SHORT PROBLEM >> Reproduce all the material exactly, minus any pictures it holds.

GIVEN DATA >>

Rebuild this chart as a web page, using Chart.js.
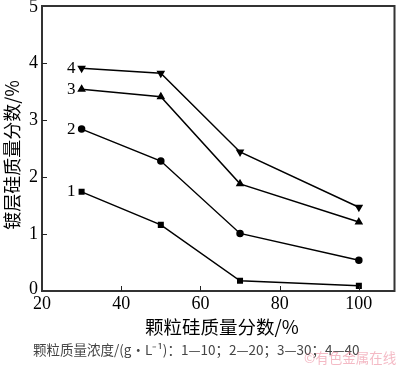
<!DOCTYPE html>
<html>
<head>
<meta charset="utf-8">
<script src="https://cdn.jsdelivr.net/npm/chart.js@4/dist/chart.umd.min.js"></script>
<style>
  html, body { margin: 0; padding: 0; background: #fff; }
  #wrap { width: 400px; height: 365px; position: relative; }
</style>
</head>
<body>
<div id="wrap"><canvas id="chart"></canvas></div>
<script>
// 颗粒硅质量分数 (x) 与 镀层硅质量分数 (y)
const xValues = [30, 50, 70, 100];
const series1 = [1.74, 1.16, 0.18, 0.09];
const series2 = [2.84, 2.28, 1.01, 0.54];
const series3 = [3.54, 3.41, 1.88, 1.21];
const series4 = [3.91, 3.82, 2.44, 1.47];
const seriesLabels = ['1', '2', '3', '4'];
const xTicks = [20, 40, 60, 80, 100];
const yTicks = [0, 1, 2, 3, 4, 5];

const serif = '"Liberation Serif", "DejaVu Serif", serif';
const cjk = '"Noto Sans CJK SC", sans-serif';

function toPoints(ys) {
    return xValues.map((x, i) => ({ x: x, y: ys[i] }));
}

function makeSet(label, ys, style, rot, r) {
    return {
        label: label,
        data: toPoints(ys),
        borderColor: '#000',
        backgroundColor: '#000',
        borderWidth: 1.5,
        pointStyle: style,
        pointRotation: rot || 0,
        pointRadius: r || 3,
        showLine: true,
        tension: 0
    };
}

// рамка, засечки внутрь и подписи
const decorPlugin = {
    id: 'decor',
    afterDraw(chart) {
        const ctx = chart.ctx;
        const a = chart.chartArea;
        const xs = chart.scales.x;
        const ys = chart.scales.y;
        ctx.save();
        ctx.strokeStyle = '#333';
        ctx.lineWidth = 2;
        ctx.beginPath();
        ctx.moveTo(a.left, a.top);
        ctx.lineTo(a.right, a.top);
        ctx.lineTo(a.right, a.bottom);
        ctx.lineTo(a.left, a.bottom);
        ctx.closePath();
        ctx.stroke();

        ctx.lineWidth = 1;
        ctx.strokeStyle = '#222';
        ctx.beginPath();
        xTicks.forEach(v => {
            const px = Math.round(xs.getPixelForValue(v)) + 0.5;
            if (px <= a.left + 2) return;
            ctx.moveTo(px, a.bottom);
            ctx.lineTo(px, a.bottom - 5);
        });
        yTicks.forEach(v => {
            const py = Math.round(ys.getPixelForValue(v)) + 0.5;
            if (py >= a.bottom - 2 || py <= a.top + 2) return;
            ctx.moveTo(a.left, py);
            ctx.lineTo(a.left + 5, py);
        });
        ctx.stroke();

        // подписи делений
        ctx.fillStyle = '#000';
        ctx.font = '18px ' + serif;
        ctx.textAlign = 'center';
        ctx.textBaseline = 'middle';
        xTicks.forEach(v => {
            ctx.fillText(String(v), xs.getPixelForValue(v), a.bottom + 13);
        });
        ctx.textAlign = 'right';
        yTicks.forEach(v => {
            ctx.fillText(String(v), a.left - 4, ys.getPixelForValue(v) - (v === 0 ? 2 : 0) + (v === 5 ? 1 : 0));
        });

        // номера кривых
        ctx.font = '17px ' + serif;
        chart.data.datasets.forEach((ds, i) => {
            const p = ds.data[0];
            ctx.fillText(seriesLabels[i], xs.getPixelForValue(p.x) - 6, ys.getPixelForValue(p.y));
        });

        // подпись оси Y
        ctx.save();
        ctx.translate(12, 155);
        ctx.rotate(-Math.PI / 2);
        ctx.textAlign = 'center';
        ctx.font = '18px ' + cjk;
        ctx.fillText('镀层硅质量分数/%', 0, 0);
        ctx.restore();

        // подпись оси X
        ctx.textAlign = 'center';
        ctx.font = '18.5px ' + cjk;
        ctx.fillText('颗粒硅质量分数/%', 222, 327);

        // примечание
        ctx.textAlign = 'left';
        ctx.fillStyle = '#444';
        ctx.font = '13.5px ' + cjk;
        ctx.fillText('颗粒质量浓度/(g·L⁻¹)：1—10；2—20；3—30；4—40', 33, 350);

        // водяной знак
        ctx.fillStyle = 'rgba(235, 130, 150, 0.55)';
        ctx.font = '13.5px ' + cjk;
        ctx.fillText('©有色金属在线', 304, 358);
        ctx.restore();
    }
};

new Chart(document.getElementById('chart'), {
    type: 'scatter',
    data: {
        datasets: [
            makeSet(seriesLabels[0], series1, 'rect', 0, 3.2),
            makeSet(seriesLabels[1], series2, 'circle', 0, 3),
            makeSet(seriesLabels[2], series3, 'triangle', 0, 3.5),
            makeSet(seriesLabels[3], series4, 'triangle', 180, 3.5)
        ]
    },
    options: {
        responsive: true,
        maintainAspectRatio: false,
        animation: false,
        layout: { padding: { top: 6, right: 3, left: 0, bottom: 0 } },
        plugins: {
            legend: { display: false },
            tooltip: { enabled: false }
        },
        scales: {
            x: {
                type: 'linear',
                min: 20,
                max: 109,
                afterBuildTicks(scale) {
                    scale.ticks = xTicks.map(v => ({ value: v }));
                },
                afterFit(scale) { scale.height = 74; },
                grid: { display: false },
                border: { display: false },
                ticks: { display: false }
            },
            y: {
                min: 0,
                max: 5,
                afterBuildTicks(scale) {
                    scale.ticks = yTicks.map(v => ({ value: v }));
                },
                afterFit(scale) { scale.width = 42; },
                grid: { display: false },
                border: { display: false },
                ticks: { display: false }
            }
        }
    },
    plugins: [decorPlugin]
});
</script>
</body>
</html>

RESULT OF THE EXERCISE >>
Rebuild this chart as a web page, using Chart.js.
<!DOCTYPE html>
<html>
<head>
<meta charset="utf-8">
<script src="https://cdn.jsdelivr.net/npm/chart.js@4/dist/chart.umd.min.js"></script>
<style>
  html, body { margin: 0; padding: 0; background: #fff; }
  #wrap { width: 400px; height: 365px; position: relative; }
</style>
</head>
<body>
<div id="wrap"><canvas id="chart"></canvas></div>
<script>
// 颗粒硅质量分数 (x) 与 镀层硅质量分数 (y)
const xValues = [30, 50, 70, 100];
const series1 = [1.74, 1.16, 0.18, 0.09];
const series2 = [2.84, 2.28, 1.01, 0.54];
const series3 = [3.54, 3.41, 1.88, 1.21];
const series4 = [3.91, 3.82, 2.44, 1.47];
const seriesLabels = ['1', '2', '3', '4'];
const xTicks = [20, 40, 60, 80, 100];
const yTicks = [0, 1, 2, 3, 4, 5];

const serif = '"Liberation Serif", "DejaVu Serif", serif';
const cjk = '"Noto Sans CJK SC", sans-serif';

function toPoints(ys) {
    return xValues.map((x, i) => ({ x: x, y: ys[i] }));
}

function makeSet(label, ys, style, rot, r) {
    return {
        label: label,
        data: toPoints(ys),
        borderColor: '#000',
        backgroundColor: '#000',
        borderWidth: 1.5,
        pointStyle: style,
        pointRotation: rot || 0,
        pointRadius: r || 3,
        showLine: true,
        tension: 0
    };
}

// рамка, засечки внутрь и подписи
const decorPlugin = {
    id: 'decor',
    afterDraw(chart) {
        const ctx = chart.ctx;
        const a = chart.chartArea;
        const xs = chart.scales.x;
        const ys = chart.scales.y;
        ctx.save();
        ctx.strokeStyle = '#333';
        ctx.lineWidth = 2;
        ctx.beginPath();
        ctx.moveTo(a.left, a.top);
        ctx.lineTo(a.right, a.top);
        ctx.lineTo(a.right, a.bottom);
        ctx.lineTo(a.left, a.bottom);
        ctx.closePath();
        ctx.stroke();

        ctx.lineWidth = 1;
        ctx.strokeStyle = '#222';
        ctx.beginPath();
        xTicks.forEach(v => {
            const px = Math.round(xs.getPixelForValue(v)) + 0.5;
            if (px <= a.left + 2) return;
            ctx.moveTo(px, a.bottom);
            ctx.lineTo(px, a.bottom - 5);
        });
        yTicks.forEach(v => {
            const py = Math.round(ys.getPixelForValue(v)) + 0.5;
            if (py >= a.bottom - 2 || py <= a.top + 2) return;
            ctx.moveTo(a.left, py);
            ctx.lineTo(a.left + 5, py);
        });
        ctx.stroke();

        // подписи делений
        ctx.fillStyle = '#000';
        ctx.font = '18px ' + serif;
        ctx.textAlign = 'center';
        ctx.textBaseline = 'middle';
        xTicks.forEach(v => {
            ctx.fillText(String(v), xs.getPixelForValue(v), a.bottom + 13);
        });
        ctx.textAlign = 'right';
        yTicks.forEach(v => {
            ctx.fillText(String(v), a.left - 4, ys.getPixelForValue(v) - (v === 0 ? 2 : 0) + (v === 5 ? 1 : 0));
        });

        // номера кривых
        ctx.font = '17px ' + serif;
        chart.data.datasets.forEach((ds, i) => {
            const p = ds.data[0];
            ctx.fillText(seriesLabels[i], xs.getPixelForValue(p.x) - 6, ys.getPixelForValue(p.y));
        });

        // подпись оси Y
        ctx.save();
        ctx.translate(12, 155);
        ctx.rotate(-Math.PI / 2);
        ctx.textAlign = 'center';
        ctx.font = '18px ' + cjk;
        ctx.fillText('镀层硅质量分数/%', 0, 0);
        ctx.restore();

        // подпись оси X
        ctx.textAlign = 'center';
        ctx.font = '18.5px ' + cjk;
        ctx.fillText('颗粒硅质量分数/%', 222, 327);

        // примечание
        ctx.textAlign = 'left';
        ctx.fillStyle = '#444';
        ctx.font = '13.5px ' + cjk;
        ctx.fillText('颗粒质量浓度/(g·L⁻¹)：1—10；2—20；3—30；4—40', 33, 350);

        // водяной знак
        ctx.fillStyle = 'rgba(235, 130, 150, 0.55)';
        ctx.font = '13.5px ' + cjk;
        ctx.fillText('©有色金属在线', 304, 358);
        ctx.restore();
    }
};

new Chart(document.getElementById('chart'), {
    type: 'scatter',
    data: {
        datasets: [
            makeSet(seriesLabels[0], series1, 'rect', 0, 3.2),
            makeSet(seriesLabels[1], series2, 'circle', 0, 3),
            makeSet(seriesLabels[2], series3, 'triangle', 0, 3.5),
            makeSet(seriesLabels[3], series4, 'triangle', 180, 3.5)
        ]
    },
    options: {
        responsive: true,
        maintainAspectRatio: false,
        animation: false,
        layout: { padding: { top: 6, right: 3, left: 0, bottom: 0 } },
        plugins: {
            legend: { display: false },
            tooltip: { enabled: false }
        },
        scales: {
            x: {
                type: 'linear',
                min: 20,
                max: 109,
                afterBuildTicks(scale) {
                    scale.ticks = xTicks.map(v => ({ value: v }));
                },
                afterFit(scale) { scale.height = 74; },
                grid: { display: false },
                border: { display: false },
                ticks: { display: false }
            },
            y: {
                min: 0,
                max: 5,
                afterBuildTicks(scale) {
                    scale.ticks = yTicks.map(v => ({ value: v }));
                },
                afterFit(scale) { scale.width = 42; },
                grid: { display: false },
                border: { display: false },
                ticks: { display: false }
            }
        }
    },
    plugins: [decorPlugin]
});
</script>
</body>
</html>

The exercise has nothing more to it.